I know we can do that and the city seems to have a clearer understanding of that too. Everything from Snowblower to beautiful bridges that are going to grace our river valley for the foreseeable future — something that we can enjoy generation after generation — that’s what makes a city. Nobody wants to live in a city where there’s only a guarantee that city council will look good at the end of a fiscal year because they didn’t go over budget.
I can’t wait to see what’s going to happen with the East Village development and St. Patrick’s Island. I can’t wait to see what’s going to happen with the West Village now that that’s on the radar. And I think, notwithstanding the troubled economic times, that the young people of Calgary are in for a real treat in the next 10 years.

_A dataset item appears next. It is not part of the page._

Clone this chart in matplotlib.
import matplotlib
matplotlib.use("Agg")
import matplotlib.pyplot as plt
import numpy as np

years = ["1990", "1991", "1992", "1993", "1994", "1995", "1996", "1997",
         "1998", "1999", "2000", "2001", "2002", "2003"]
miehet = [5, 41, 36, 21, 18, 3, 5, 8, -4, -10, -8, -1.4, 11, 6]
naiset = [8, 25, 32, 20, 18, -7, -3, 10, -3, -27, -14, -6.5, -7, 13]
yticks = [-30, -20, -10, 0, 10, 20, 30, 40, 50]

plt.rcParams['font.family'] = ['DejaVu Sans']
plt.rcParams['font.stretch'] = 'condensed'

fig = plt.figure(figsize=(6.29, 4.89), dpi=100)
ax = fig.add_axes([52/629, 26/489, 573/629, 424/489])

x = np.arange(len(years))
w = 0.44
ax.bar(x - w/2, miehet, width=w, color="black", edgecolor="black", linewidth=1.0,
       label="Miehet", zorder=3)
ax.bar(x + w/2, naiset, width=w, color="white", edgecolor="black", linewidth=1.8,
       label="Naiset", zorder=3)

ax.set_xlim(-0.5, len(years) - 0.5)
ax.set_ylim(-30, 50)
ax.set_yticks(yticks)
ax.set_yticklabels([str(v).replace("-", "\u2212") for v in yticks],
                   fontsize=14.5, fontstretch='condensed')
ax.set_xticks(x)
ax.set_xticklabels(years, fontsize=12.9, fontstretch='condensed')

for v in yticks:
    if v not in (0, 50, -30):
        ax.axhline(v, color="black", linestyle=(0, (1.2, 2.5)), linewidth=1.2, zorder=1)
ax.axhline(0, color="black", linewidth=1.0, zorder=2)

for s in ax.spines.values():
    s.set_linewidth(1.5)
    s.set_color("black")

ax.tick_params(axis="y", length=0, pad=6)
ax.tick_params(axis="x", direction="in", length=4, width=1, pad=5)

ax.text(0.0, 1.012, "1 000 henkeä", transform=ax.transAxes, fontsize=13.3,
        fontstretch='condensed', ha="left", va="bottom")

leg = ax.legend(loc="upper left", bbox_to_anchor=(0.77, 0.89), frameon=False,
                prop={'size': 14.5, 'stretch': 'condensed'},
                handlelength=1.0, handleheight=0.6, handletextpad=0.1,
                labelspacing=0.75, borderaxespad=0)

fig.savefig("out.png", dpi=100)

I’m not sure about cheap creative spaces in these areas, but I hope so. That’s always been a problem; it’s a problem everywhere. I don’t know of any city that is a vital, growing city that doesn’t have that shortage of affordable space. Toronto’s even worse.
I was just in Toronto and there was the Luminato Festival, there was the jazz festival; there was NXNE; Iggy Pop was playing live, for free, on Dundas Square; there was the Much Music awards; and they had Queen Street blocked off and innumerable little community fairs and festivals. Torontonians really enjoy Toronto. Even though I hope Calgary never turns into Toronto because we’ve got our own vibe and it’s beautiful, I hope that we, as a city, can look forward to enjoying our city even more as we settle into it.